AIM: Take the material below and extract the lines from the one with "Recreate this image" through the one with "import plotly.graph_objects as go", word for word, without pictures.

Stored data
## START
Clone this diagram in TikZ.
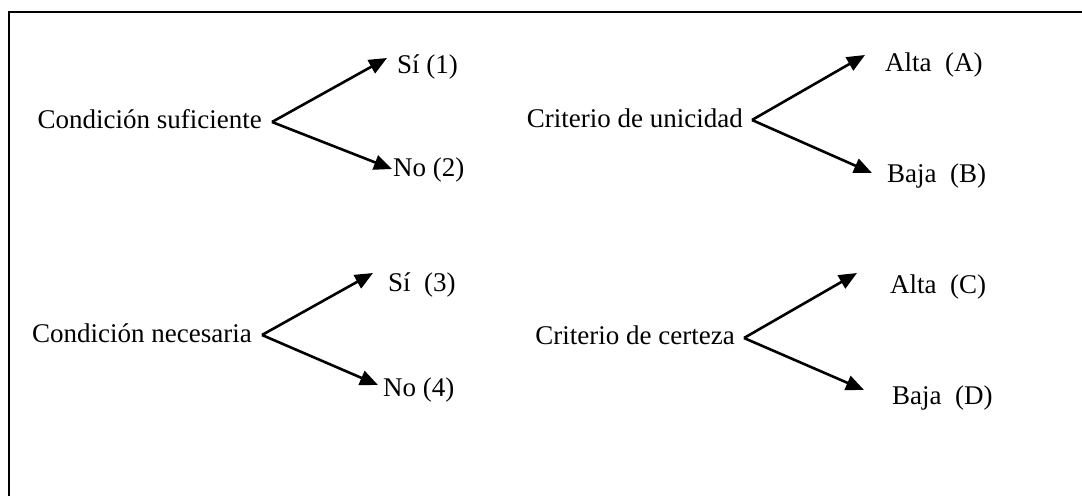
\documentclass[tikz,border=0pt]{standalone}
\usepackage{fontspec}
\setmainfont{Liberation Serif}
\usetikzlibrary{arrows.meta}
\tikzset{
  lbl/.style={inner sep=0pt, font=\fontsize{27}{31}\selectfont},
  mainlbl/.style={lbl, anchor=base east},
  leaf/.style={lbl, anchor=base west},
  branch/.style={line width=2.6pt, -{Triangle[length=18pt,width=15pt]}},
  frame/.style={line width=2.8pt}
}
\begin{document}
\begin{tikzpicture}[x=1pt,y=-1pt]
\useasboundingbox (0,0) rectangle (1082,496);
\draw[frame] (1082,12) -- (9,12) -- (9,496);

% group 1
\node[mainlbl] (cs) at (262,128) {Condición suficiente};
\coordinate (v1) at (272,122);
\coordinate (t1a) at (387,58);
\coordinate (t1b) at (392,169);
\node[leaf] (s1) at (397,73) {Sí (1)};
\node[leaf] (n2) at (393,176) {No (2)};
\draw[branch] (v1) -- (t1a);
\draw[branch] (v1) -- (t1b);

% group 2
\node[mainlbl] (cu) at (743,127) {Criterio de unicidad};
\coordinate (v2) at (752,120);
\coordinate (t2a) at (865,55);
\coordinate (t2b) at (872,173);
\node[leaf] (aa) at (885,71) {Alta\ \ (A)};
\node[leaf] (bb) at (887,182) {Baja\ \ (B)};
\draw[branch] (v2) -- (t2a);
\draw[branch] (v2) -- (t2b);

% group 3
\node[mainlbl] (cn) at (252,342) {Condición necesaria};
\coordinate (v3) at (262,335);
\coordinate (t3a) at (373,273);
\coordinate (t3b) at (378,385);
\node[leaf] (s3) at (388,291) {Sí\ \ (3)};
\node[leaf] (n4) at (383,396) {No (4)};
\draw[branch] (v3) -- (t3a);
\draw[branch] (v3) -- (t3b);

% group 4
\node[mainlbl] (cc) at (735,344) {Criterio de certeza};
\coordinate (v4) at (744,338);
\coordinate (t4a) at (857,273);
\coordinate (t4b) at (864,390);
\node[leaf] (ac) at (890,293) {Alta\ \ (C)};
\node[leaf] (bd) at (892,404) {Baja\ \ (D)};
\draw[branch] (v4) -- (t4a);
\draw[branch] (v4) -- (t4b);
\end{tikzpicture}
\end{document}
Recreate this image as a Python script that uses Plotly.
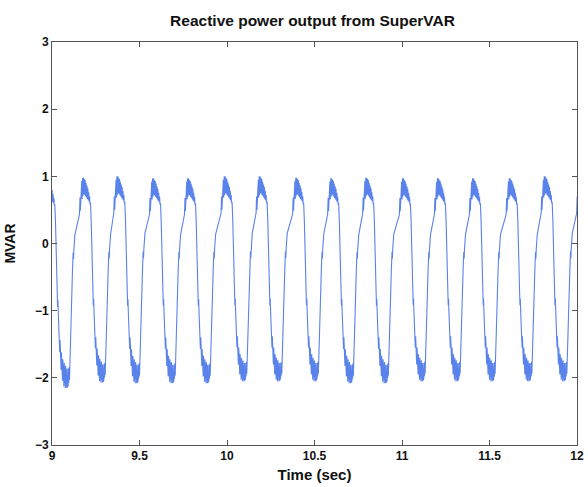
import plotly.graph_objects as go

# ---- data ----
# times (s) of each positive peak of the oscillation
peak_times = [8.985, 9.189, 9.385, 9.589, 9.789, 9.998, 10.198, 10.407,
              10.607, 10.807, 11.017, 11.217, 11.417, 11.627, 11.827, 12.03]
# peak heights (MVAR) and following trough depths (MVAR) for each cycle
peak_values = [0.95, 0.98, 1.0, 0.97, 0.97, 1.0, 1.0, 0.98,
               0.97, 0.98, 0.97, 0.97, 0.97, 0.97, 1.0, 1.0]
trough_values = [-2.15, -2.07, -2.08, -2.08, -2.08, -2.05, -2.05, -2.05,
                 -2.08, -2.08, -2.05, -2.05, -2.05, -2.05, -2.05, -2.05]

# one cycle of the waveform:
# time offset from the peak (s) and value (MVAR), including the ripple
cycle_offsets = [-0.032, -0.029, -0.027, -0.024, -0.022, -0.019, -0.017, -0.014,
                 -0.012, -0.009, -0.007, -0.004, -0.002, 0.001, 0.003, 0.006,
                 0.008, 0.011, 0.013, 0.016, 0.018, 0.021, 0.023, 0.026,
                 0.028, 0.031, 0.035, 0.040, 0.044, 0.047, 0.049, 0.051,
                 0.054, 0.057, 0.059, 0.061, 0.063, 0.065, 0.067, 0.069,
                 0.071, 0.073, 0.075, 0.077, 0.079, 0.081, 0.083, 0.085,
                 0.087, 0.089, 0.091, 0.093, 0.095, 0.097, 0.099, 0.101,
                 0.103, 0.105, 0.107, 0.109, 0.111, 0.113, 0.115, 0.117,
                 0.119, 0.122, 0.127, 0.132, 0.136, 0.138, 0.140, 0.146]
cycle_values = [0.45, 0.70, 0.50, 0.85, 0.60, 0.95, 0.68, 1.00,
                0.72, 1.00, 0.75, 0.98, 0.74, 0.96, 0.72, 0.92,
                0.70, 0.88, 0.68, 0.84, 0.66, 0.78, 0.64, 0.72,
                0.60, 0.62, 0.35, -0.25, -0.70, -0.92, -0.82, -1.00,
                -1.15, -1.35, -1.55, -1.38, -1.70, -1.48, -1.80, -1.55,
                -1.88, -1.60, -1.95, -1.65, -2.00, -1.68, -2.03, -1.70,
                -2.05, -1.72, -2.05, -1.74, -2.04, -1.76, -2.05, -1.78,
                -2.04, -1.78, -2.02, -1.78, -1.98, -1.76, -1.94, -1.72,
                -1.88, -1.60, -1.05, -0.40, -0.12, -0.22, -0.08, 0.15]

MID = -0.5
REF_PEAK = 1.0
REF_TROUGH = -2.05

t = []
y = []
for tp, pv, tv in zip(peak_times, peak_values, trough_values):
    for off, v in zip(cycle_offsets, cycle_values):
        t.append(tp + off)
        if v >= MID:
            y.append(MID + (v - MID) * (pv - MID) / (REF_PEAK - MID))
        else:
            y.append(MID + (v - MID) * (tv - MID) / (REF_TROUGH - MID))

x_ticks = [9, 9.5, 10, 10.5, 11, 11.5, 12]
x_tick_labels = ["9", "9.5", "10", "10.5", "11", "11.5", "12"]
y_ticks = [-3, -2, -1, 0, 1, 2, 3]

fig = go.Figure()
fig.add_trace(go.Scatter(x=t, y=y, mode="lines",
                         line=dict(color="rgb(90,130,235)", width=1.1),
                         showlegend=False))

font_family = "Liberation Sans, Arial, sans-serif"
fig.update_layout(
    width=588, height=487,
    margin=dict(l=52, r=11, t=42, b=42, autoexpand=False),
    paper_bgcolor="white", plot_bgcolor="white",
    font=dict(family=font_family, size=12, color="#111", weight="bold"),
    title=dict(text="Reactive power output from SuperVAR",
               x=312.5 / 588, xanchor="center", y=1 - 21 / 487, yanchor="middle",
               font=dict(size=15.5, color="#111", weight="bold")),
)
fig.update_xaxes(range=[9, 12], tickvals=x_ticks, ticktext=x_tick_labels,
                 automargin=False,
                 showgrid=False, zeroline=False, showline=True, mirror="ticks",
                 linecolor="#555", linewidth=1, ticks="inside", ticklen=5,
                 tickcolor="#555", tickfont=dict(size=12, weight="bold"),
                 title=dict(text="Time (sec)", standoff=7,
                            font=dict(size=15, weight="bold")))
fig.update_yaxes(range=[-3, 3], tickvals=y_ticks,
                 automargin=False,
                 showgrid=False, zeroline=False, showline=True, mirror="ticks",
                 linecolor="#555", linewidth=1, ticks="inside", ticklen=5,
                 tickcolor="#555", tickfont=dict(size=12, weight="bold"),
                 title=dict(text="MVAR", standoff=16,
                            font=dict(size=14, weight="bold")))

fig.write_html("out.html",
               config={"displayModeBar": False},
               post_script="document.body.style.margin='0';"
                           "document.body.style.overflow='hidden';")
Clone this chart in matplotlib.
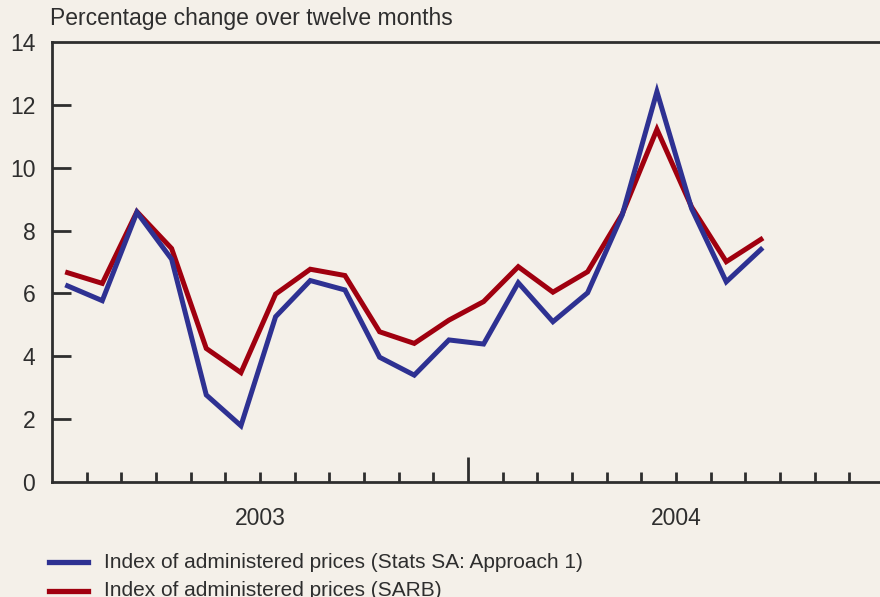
import matplotlib
matplotlib.use("Agg")
import matplotlib.pyplot as plt
import numpy as np

plt.rcParams['font.family'] = ['Liberation Sans', 'DejaVu Sans']

# Data: monthly, Jan 2003 - Sep 2004
months = ["2003-01", "2003-02", "2003-03", "2003-04", "2003-05", "2003-06",
          "2003-07", "2003-08", "2003-09", "2003-10", "2003-11", "2003-12",
          "2004-01", "2004-02", "2004-03", "2004-04", "2004-05", "2004-06",
          "2004-07", "2004-08", "2004-09"]
stats_sa = [6.24, 5.77, 8.58, 7.09, 2.77, 1.79, 5.26, 6.41, 6.11, 3.97, 3.40, 4.52,
            4.39, 6.34, 5.10, 6.02, 8.50, 12.42, 8.70, 6.37, 7.40]
sarb = [6.66, 6.32, 8.60, 7.43, 4.25, 3.48, 5.98, 6.77, 6.57, 4.78, 4.41, 5.15,
        5.74, 6.85, 6.04, 6.69, 8.53, 11.22, 8.75, 7.01, 7.72]
years = ["2003", "2004"]
yticks = [0, 2, 4, 6, 8, 10, 12, 14]
series_labels = ["Index of administered prices (Stats SA: Approach 1)",
                 "Index of administered prices (SARB)"]

bg = "#F4F0E9"
blue = "#2E3192"
red = "#A0000F"
ink = "#2E2E2E"

W, H = 880, 597
fig = plt.figure(figsize=(W / 100, H / 100), dpi=100, facecolor=bg)
left, right, top, bottom = 52, 884, 42, 482
ax = fig.add_axes([left / W, 1 - bottom / H, (right - left) / W, (bottom - top) / H])
ax.set_facecolor(bg)

x = np.arange(len(months)) + 0.45
ax.plot(x, sarb, color=red, lw=3.6, solid_joinstyle='miter', zorder=3)
ax.plot(x, stats_sa, color=blue, lw=3.6, solid_joinstyle='miter', zorder=4)

ax.set_xlim(0, 24)
ax.set_ylim(0, 14)

for s in ['left', 'bottom', 'top']:
    ax.spines[s].set_color(ink)
    ax.spines[s].set_linewidth(2.0)
ax.spines['right'].set_visible(False)

ax.set_yticks(yticks)
ax.set_yticklabels([str(v) for v in yticks])
ax.tick_params(axis='y', direction='in', length=14, width=2.0, color=ink,
               labelsize=16.5, labelcolor=ink, pad=12)
ax.yaxis.get_major_ticks()[0].tick1line.set_visible(False)
ax.yaxis.get_major_ticks()[-1].tick1line.set_visible(False)

ax.set_xticks([12])
ax.set_xticklabels([])
ax.set_xticks([m for m in range(1, 24) if m != 12], minor=True)
ax.tick_params(axis='x', which='major', direction='in', length=18, width=2.0, color=ink)
ax.tick_params(axis='x', which='minor', direction='in', length=7.5, width=2.0, color=ink)

for i, yr in enumerate(years):
    ax.text(6 + 12 * i, -1.15, yr, ha='center', va='center', fontsize=16.5,
            color=ink, clip_on=False)

fig.text(50 / W, 1 - 19 / H, "Percentage change over twelve months",
         ha='left', va='center', fontsize=16.5, color=ink)

# Legend
for j, (lab, col) in enumerate(zip(series_labels, [blue, red])):
    yy = 1 - (562 + 28.5 * j) / H
    fig.add_artist(plt.Line2D([49 / W, 88 / W], [yy, yy], color=col, lw=3.8,
                              transform=fig.transFigure))
    fig.text(104 / W, yy, lab, ha='left', va='center', fontsize=15, color=ink)

fig.savefig("out.png", dpi=100, facecolor=bg)
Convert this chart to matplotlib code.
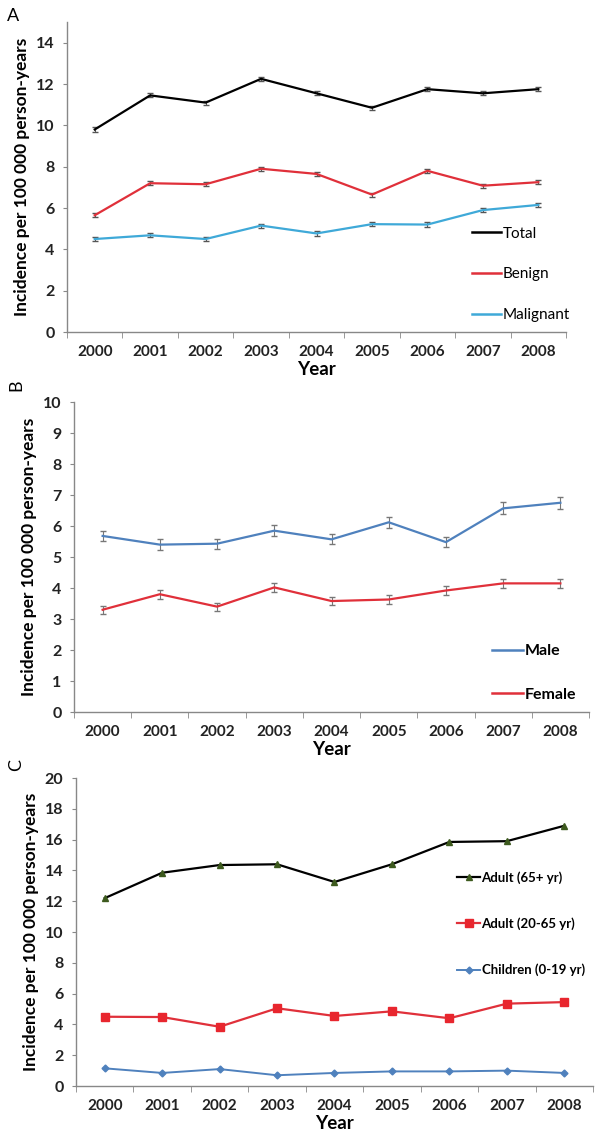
## END
SOLUTION FOR THIS PROBLEM:
Recreate this image as a Python script that uses Plotly.
import plotly.graph_objects as go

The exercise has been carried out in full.